**** Source data ****
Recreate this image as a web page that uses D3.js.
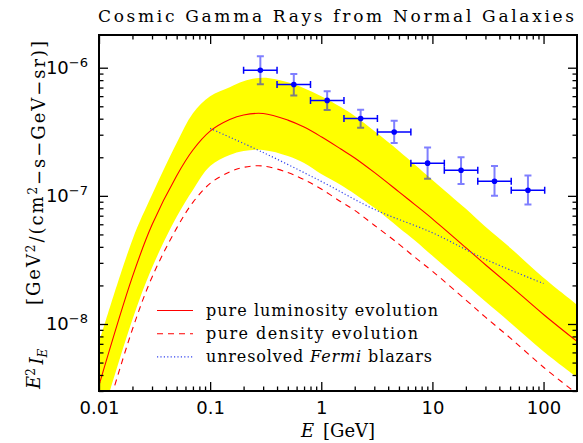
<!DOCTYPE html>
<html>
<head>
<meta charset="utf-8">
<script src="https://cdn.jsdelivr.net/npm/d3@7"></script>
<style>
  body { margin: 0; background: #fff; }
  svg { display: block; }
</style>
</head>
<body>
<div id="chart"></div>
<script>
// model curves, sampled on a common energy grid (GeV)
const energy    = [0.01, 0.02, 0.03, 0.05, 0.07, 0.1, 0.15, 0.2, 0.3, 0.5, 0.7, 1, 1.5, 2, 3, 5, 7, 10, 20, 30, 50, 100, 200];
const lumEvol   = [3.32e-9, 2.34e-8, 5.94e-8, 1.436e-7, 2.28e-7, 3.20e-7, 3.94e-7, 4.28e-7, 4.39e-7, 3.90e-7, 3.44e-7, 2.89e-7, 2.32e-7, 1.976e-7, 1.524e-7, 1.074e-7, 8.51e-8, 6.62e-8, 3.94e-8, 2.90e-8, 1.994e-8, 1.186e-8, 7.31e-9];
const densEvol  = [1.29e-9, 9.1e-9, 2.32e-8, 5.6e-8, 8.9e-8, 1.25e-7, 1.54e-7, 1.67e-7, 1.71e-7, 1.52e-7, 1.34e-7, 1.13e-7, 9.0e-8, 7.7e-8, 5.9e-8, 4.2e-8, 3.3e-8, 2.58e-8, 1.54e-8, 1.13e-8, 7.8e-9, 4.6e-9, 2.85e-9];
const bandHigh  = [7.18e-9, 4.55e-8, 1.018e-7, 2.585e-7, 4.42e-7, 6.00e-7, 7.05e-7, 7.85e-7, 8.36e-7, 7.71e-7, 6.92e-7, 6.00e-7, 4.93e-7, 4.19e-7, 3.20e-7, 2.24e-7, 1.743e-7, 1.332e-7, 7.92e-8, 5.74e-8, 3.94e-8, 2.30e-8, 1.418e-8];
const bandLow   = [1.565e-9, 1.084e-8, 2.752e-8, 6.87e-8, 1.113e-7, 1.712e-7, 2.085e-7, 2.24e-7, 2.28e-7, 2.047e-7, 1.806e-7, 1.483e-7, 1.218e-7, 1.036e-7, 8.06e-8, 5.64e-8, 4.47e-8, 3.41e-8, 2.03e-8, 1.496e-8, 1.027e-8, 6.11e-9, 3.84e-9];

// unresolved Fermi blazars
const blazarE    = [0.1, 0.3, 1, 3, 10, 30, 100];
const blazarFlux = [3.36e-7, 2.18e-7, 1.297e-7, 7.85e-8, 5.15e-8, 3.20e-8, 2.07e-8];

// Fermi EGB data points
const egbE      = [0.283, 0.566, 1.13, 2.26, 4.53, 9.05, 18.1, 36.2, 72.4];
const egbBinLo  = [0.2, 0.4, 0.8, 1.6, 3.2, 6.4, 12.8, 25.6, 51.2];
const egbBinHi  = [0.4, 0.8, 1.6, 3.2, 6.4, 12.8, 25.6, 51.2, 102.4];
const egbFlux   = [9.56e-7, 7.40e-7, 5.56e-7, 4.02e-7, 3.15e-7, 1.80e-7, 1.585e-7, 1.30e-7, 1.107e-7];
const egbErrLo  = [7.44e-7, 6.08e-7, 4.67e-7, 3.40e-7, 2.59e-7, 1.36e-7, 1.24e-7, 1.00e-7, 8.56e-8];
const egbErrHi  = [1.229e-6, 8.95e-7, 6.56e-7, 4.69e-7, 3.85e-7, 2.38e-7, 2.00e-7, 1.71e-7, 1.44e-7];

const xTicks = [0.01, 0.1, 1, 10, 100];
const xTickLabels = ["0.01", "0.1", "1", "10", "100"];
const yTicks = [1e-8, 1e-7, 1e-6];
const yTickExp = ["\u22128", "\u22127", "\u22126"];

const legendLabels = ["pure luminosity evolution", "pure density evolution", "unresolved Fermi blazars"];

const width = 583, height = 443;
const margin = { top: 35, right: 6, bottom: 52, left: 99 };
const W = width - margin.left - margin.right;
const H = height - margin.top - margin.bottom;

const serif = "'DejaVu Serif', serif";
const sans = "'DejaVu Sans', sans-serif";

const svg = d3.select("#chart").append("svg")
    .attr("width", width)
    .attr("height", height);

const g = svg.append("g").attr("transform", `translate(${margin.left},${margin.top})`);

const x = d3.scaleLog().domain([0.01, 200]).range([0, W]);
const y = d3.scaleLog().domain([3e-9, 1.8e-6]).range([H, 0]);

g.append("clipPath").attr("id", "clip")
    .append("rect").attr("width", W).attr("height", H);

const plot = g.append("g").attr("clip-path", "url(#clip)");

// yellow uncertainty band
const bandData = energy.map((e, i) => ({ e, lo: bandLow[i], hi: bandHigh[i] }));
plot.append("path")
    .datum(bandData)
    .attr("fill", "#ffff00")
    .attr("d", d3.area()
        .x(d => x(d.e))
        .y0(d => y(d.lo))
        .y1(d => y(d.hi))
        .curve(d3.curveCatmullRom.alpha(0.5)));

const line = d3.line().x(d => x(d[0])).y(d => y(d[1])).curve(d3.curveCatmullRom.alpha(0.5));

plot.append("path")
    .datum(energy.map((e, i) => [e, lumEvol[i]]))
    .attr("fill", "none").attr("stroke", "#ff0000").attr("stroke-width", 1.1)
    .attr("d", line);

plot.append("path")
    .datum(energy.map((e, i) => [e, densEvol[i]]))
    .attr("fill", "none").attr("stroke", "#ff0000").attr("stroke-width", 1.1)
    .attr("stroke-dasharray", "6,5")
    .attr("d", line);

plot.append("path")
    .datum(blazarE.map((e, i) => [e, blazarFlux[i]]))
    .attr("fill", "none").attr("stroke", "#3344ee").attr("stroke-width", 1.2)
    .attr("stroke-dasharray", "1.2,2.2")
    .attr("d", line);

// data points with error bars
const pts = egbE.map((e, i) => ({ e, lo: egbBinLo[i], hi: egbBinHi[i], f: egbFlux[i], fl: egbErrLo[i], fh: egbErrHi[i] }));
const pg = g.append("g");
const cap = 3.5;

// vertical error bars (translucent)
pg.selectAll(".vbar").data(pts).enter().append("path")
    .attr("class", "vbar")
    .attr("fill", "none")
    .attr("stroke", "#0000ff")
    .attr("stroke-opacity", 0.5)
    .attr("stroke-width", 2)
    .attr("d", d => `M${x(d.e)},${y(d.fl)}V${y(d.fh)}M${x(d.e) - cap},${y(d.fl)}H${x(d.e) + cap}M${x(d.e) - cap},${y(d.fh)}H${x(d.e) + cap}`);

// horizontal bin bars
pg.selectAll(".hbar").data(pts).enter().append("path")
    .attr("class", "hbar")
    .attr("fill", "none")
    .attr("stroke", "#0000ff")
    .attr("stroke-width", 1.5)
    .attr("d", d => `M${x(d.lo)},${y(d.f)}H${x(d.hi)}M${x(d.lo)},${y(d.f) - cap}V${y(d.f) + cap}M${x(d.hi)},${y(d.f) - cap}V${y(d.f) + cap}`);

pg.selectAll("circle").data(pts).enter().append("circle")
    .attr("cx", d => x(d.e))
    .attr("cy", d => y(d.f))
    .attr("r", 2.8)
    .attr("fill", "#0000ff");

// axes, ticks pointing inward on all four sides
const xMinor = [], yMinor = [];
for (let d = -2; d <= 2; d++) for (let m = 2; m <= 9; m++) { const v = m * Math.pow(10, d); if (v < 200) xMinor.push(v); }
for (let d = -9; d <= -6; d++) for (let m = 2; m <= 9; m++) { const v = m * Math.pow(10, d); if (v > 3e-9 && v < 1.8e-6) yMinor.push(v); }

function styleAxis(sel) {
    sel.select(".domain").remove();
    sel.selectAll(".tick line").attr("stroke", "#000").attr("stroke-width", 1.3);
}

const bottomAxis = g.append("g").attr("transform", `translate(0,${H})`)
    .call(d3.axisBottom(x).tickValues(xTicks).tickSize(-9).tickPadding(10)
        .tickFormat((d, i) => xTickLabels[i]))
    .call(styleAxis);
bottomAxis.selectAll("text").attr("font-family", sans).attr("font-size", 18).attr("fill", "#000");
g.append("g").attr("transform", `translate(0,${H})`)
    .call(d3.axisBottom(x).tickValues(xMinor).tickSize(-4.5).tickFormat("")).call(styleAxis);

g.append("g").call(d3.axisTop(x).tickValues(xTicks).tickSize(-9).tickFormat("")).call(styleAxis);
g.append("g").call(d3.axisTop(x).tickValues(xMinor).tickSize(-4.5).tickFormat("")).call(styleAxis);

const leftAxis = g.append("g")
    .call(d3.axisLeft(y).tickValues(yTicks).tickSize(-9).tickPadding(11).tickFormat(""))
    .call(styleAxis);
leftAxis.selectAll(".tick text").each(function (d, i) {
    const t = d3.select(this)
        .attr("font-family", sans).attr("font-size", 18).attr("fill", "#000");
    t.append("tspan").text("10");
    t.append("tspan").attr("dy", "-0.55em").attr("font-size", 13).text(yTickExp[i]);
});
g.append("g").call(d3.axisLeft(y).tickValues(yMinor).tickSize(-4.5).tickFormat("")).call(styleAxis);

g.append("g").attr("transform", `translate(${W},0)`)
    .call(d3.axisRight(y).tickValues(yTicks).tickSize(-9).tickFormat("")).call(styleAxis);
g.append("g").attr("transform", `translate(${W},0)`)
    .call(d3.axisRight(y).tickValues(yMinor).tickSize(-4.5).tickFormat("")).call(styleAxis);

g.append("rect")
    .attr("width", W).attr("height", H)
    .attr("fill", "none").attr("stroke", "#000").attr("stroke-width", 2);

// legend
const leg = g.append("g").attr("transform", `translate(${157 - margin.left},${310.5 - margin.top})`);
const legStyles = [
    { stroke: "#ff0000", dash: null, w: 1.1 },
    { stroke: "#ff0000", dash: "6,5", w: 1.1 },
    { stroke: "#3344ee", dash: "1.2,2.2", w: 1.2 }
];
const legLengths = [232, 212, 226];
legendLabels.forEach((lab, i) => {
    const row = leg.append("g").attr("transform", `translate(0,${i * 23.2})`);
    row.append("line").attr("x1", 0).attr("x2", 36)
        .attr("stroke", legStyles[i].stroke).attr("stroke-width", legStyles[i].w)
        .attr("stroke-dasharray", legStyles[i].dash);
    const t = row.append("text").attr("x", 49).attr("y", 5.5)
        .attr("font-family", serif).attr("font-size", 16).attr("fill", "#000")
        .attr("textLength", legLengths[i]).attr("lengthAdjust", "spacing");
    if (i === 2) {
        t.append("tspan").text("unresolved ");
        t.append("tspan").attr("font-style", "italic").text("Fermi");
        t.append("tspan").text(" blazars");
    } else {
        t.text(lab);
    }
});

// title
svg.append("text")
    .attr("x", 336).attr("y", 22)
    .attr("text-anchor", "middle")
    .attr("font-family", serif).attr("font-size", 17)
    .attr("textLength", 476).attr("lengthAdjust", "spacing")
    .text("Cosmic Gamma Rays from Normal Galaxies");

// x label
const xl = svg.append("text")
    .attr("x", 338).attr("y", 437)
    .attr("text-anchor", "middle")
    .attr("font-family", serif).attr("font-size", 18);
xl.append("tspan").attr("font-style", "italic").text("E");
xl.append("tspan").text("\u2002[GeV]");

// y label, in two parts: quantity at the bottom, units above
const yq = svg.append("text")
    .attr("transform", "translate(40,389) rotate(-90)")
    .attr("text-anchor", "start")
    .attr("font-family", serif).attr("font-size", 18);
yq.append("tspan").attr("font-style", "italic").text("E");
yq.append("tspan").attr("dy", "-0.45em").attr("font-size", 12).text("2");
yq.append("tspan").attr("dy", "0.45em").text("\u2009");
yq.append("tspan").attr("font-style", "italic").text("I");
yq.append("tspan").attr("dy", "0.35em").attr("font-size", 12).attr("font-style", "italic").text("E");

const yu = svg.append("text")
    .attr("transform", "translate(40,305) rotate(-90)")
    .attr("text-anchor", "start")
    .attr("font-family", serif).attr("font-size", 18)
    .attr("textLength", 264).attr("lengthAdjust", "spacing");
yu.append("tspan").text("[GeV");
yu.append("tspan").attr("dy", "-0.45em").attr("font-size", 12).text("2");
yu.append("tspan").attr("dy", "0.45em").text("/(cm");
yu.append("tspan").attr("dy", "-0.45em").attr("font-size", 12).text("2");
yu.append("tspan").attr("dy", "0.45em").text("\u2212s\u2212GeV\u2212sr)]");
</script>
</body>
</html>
****
What to work on – Pull out the lines above in which the word "this" appears.

Result below –
Recreate this image as a web page that uses D3.js.
    const t = d3.select(this)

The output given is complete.